* _What you will do_:
Reproduce, character for character, the lines below from the first through the one with "def py(y): return 1 - (y * VS - OFF) / H". Leave pictures out.

Entries taken from a collection:
%%

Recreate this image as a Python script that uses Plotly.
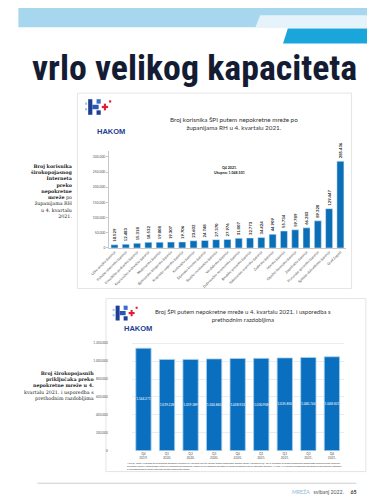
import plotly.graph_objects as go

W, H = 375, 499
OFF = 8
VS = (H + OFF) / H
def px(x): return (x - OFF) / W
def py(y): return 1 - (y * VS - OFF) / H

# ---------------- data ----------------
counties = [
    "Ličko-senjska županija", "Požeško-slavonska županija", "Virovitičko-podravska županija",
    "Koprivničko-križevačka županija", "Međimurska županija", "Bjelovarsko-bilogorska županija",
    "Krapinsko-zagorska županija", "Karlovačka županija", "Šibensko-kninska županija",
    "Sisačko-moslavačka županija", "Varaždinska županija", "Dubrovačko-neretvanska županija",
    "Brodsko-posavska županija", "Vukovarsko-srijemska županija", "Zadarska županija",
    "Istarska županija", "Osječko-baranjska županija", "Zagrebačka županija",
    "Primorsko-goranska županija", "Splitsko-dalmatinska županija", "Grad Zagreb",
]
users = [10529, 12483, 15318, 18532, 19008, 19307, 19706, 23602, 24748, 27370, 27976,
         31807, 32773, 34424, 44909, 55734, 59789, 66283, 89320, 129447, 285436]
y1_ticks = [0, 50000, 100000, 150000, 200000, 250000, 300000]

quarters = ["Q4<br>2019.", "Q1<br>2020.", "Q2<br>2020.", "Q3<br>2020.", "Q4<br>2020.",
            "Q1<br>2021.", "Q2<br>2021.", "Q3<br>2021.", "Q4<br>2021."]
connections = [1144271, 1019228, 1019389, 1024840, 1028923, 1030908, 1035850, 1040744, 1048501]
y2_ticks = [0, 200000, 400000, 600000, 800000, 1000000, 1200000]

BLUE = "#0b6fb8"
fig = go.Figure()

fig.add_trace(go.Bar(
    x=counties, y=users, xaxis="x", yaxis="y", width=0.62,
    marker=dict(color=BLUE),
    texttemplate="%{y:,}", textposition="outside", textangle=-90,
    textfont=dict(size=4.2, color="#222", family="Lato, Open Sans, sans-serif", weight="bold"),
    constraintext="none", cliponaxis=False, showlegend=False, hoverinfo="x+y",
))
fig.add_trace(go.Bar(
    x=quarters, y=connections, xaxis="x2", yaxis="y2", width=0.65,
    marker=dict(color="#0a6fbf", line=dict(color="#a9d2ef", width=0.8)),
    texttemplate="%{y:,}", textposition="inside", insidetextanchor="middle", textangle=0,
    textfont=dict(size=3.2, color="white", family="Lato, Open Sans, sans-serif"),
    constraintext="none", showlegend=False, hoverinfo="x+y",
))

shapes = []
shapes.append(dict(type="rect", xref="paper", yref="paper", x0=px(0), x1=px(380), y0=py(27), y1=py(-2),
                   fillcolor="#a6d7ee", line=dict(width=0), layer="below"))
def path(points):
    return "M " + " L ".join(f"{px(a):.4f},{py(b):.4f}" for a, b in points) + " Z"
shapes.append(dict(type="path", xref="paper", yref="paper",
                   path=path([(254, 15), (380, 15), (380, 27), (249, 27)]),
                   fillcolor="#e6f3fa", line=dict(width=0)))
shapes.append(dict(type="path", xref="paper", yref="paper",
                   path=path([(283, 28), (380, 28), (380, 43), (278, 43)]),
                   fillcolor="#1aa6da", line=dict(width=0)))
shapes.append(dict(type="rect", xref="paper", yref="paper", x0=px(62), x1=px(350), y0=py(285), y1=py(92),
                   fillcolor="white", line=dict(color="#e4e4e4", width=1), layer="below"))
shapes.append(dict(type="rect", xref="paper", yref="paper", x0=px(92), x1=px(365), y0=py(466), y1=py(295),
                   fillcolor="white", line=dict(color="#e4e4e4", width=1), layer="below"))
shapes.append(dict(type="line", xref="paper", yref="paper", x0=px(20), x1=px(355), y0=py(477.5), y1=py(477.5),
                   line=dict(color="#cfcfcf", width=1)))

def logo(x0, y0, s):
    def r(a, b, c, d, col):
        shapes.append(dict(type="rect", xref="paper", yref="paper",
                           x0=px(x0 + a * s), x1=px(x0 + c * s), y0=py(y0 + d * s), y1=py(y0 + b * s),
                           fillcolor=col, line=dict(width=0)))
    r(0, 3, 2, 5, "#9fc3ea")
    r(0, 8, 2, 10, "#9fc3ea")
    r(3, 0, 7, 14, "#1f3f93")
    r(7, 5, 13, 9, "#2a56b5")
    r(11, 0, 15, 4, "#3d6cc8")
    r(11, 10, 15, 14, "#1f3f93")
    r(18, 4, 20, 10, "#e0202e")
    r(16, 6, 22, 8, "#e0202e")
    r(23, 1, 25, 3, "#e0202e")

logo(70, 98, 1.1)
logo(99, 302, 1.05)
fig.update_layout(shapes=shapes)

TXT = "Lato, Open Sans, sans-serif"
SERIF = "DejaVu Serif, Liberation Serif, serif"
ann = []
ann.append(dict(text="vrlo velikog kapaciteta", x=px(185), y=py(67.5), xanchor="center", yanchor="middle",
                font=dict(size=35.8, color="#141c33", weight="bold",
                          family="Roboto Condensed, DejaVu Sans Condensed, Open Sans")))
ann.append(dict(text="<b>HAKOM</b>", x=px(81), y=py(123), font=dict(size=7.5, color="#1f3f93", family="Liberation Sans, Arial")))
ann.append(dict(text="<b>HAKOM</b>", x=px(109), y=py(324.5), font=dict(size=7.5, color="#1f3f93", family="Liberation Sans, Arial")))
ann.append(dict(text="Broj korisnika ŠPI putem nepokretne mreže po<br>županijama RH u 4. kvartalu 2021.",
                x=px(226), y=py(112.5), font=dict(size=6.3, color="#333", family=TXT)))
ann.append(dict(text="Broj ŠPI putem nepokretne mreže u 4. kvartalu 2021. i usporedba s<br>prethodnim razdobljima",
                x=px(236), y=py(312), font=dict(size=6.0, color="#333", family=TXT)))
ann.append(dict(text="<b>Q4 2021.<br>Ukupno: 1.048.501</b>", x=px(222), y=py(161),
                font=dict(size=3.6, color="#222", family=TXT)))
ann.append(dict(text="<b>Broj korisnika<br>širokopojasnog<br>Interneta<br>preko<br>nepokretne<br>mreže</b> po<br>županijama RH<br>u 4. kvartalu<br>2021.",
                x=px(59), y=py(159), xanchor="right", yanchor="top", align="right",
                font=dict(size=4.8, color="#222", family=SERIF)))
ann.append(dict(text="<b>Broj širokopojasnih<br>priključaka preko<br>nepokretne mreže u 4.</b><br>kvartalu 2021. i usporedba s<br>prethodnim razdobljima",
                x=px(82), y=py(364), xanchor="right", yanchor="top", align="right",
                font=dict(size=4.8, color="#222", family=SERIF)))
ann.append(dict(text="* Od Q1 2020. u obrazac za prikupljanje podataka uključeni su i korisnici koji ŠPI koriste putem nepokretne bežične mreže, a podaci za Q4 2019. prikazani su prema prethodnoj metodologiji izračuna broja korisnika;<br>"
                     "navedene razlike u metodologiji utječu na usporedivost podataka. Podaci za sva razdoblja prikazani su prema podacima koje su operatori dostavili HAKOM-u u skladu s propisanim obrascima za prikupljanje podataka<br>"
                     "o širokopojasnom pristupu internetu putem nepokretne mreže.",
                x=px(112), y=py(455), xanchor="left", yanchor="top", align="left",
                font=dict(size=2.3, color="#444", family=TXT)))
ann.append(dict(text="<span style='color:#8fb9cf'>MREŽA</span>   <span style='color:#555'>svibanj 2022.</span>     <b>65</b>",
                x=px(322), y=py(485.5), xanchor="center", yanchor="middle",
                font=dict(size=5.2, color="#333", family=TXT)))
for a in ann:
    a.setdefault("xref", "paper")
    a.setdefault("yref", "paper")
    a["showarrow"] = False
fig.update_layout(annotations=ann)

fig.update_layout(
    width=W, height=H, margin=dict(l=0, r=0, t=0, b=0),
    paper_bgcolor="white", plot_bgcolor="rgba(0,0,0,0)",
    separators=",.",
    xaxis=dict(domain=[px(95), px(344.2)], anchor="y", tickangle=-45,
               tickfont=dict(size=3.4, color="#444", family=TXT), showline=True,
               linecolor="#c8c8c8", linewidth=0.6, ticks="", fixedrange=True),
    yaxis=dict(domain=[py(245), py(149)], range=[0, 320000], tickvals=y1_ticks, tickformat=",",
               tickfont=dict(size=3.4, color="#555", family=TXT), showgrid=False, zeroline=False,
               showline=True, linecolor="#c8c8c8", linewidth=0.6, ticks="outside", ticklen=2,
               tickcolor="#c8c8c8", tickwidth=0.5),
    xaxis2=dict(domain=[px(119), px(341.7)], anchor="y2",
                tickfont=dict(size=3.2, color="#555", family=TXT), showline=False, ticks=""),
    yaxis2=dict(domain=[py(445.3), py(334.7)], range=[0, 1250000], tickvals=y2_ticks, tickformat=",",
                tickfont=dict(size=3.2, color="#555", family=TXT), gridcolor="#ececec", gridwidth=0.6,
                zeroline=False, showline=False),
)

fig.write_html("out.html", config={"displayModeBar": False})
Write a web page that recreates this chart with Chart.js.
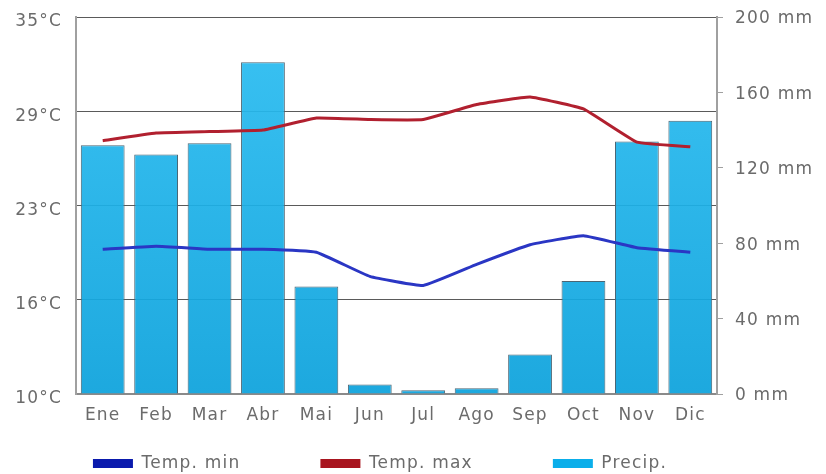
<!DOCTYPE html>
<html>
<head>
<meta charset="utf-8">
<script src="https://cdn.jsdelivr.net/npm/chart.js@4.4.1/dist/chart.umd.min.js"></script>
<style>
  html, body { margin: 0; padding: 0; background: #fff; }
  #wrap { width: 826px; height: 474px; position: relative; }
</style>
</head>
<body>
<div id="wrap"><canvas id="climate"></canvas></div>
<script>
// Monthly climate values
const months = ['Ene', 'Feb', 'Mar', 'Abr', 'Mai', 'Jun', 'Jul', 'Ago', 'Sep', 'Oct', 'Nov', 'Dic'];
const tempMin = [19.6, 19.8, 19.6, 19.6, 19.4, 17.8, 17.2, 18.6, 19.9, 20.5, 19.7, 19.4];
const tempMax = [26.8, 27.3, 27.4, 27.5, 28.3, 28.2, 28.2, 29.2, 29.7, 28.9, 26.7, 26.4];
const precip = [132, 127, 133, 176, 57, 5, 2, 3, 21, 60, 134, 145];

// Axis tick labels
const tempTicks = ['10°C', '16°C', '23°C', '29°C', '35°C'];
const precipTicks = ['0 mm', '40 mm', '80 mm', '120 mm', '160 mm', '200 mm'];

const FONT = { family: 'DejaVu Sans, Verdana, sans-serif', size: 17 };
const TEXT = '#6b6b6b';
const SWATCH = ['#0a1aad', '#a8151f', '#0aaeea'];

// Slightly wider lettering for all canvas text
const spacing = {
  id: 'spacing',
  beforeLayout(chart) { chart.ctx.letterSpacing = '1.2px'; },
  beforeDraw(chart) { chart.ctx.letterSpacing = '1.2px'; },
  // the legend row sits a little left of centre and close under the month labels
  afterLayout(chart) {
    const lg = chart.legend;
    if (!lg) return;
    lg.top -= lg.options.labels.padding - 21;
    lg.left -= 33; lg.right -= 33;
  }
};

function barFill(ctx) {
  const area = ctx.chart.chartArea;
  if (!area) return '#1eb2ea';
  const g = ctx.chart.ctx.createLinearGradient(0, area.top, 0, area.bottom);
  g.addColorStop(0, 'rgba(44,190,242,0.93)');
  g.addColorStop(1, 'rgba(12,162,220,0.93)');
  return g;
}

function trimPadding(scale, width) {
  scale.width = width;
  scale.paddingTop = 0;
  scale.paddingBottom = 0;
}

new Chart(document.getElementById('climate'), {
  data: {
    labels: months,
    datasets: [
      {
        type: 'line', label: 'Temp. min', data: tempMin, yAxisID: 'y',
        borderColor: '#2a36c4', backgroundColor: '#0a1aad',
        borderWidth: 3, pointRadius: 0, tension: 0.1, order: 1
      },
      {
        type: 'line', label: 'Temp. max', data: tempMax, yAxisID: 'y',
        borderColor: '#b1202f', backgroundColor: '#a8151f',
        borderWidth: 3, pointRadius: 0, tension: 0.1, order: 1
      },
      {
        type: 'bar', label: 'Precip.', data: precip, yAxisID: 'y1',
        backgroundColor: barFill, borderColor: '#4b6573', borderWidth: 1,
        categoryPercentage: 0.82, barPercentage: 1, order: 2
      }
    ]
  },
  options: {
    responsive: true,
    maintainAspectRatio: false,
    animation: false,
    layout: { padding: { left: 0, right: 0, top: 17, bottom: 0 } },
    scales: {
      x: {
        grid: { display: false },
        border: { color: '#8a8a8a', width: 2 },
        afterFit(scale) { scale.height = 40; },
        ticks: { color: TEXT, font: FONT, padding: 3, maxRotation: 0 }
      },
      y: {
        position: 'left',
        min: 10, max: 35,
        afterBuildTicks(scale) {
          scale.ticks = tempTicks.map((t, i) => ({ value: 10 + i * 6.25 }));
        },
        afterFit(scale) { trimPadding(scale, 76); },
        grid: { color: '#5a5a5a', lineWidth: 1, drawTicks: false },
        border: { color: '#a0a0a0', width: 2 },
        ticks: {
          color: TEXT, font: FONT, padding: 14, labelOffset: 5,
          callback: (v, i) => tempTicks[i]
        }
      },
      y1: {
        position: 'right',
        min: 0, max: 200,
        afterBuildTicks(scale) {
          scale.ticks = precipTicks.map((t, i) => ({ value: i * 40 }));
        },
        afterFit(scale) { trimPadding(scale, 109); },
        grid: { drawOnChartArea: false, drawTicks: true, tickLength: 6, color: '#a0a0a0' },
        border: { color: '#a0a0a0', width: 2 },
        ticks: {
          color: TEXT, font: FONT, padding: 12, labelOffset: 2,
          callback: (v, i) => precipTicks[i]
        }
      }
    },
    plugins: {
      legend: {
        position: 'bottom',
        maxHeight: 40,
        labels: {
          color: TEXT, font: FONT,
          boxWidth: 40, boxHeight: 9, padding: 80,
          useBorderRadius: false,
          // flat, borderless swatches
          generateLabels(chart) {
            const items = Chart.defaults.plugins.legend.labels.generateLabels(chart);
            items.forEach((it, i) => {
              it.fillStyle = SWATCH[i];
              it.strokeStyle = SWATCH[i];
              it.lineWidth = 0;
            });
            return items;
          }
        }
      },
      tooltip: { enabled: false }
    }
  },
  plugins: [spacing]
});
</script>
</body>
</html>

%%

* _Written answer_:
Recreate this image as a Python script that uses Plotly.
import plotly.graph_objects as go

W, H = 375, 499
OFF = 8
VS = (H + OFF) / H
def px(x): return (x - OFF) / W
def py(y): return 1 - (y * VS - OFF) / H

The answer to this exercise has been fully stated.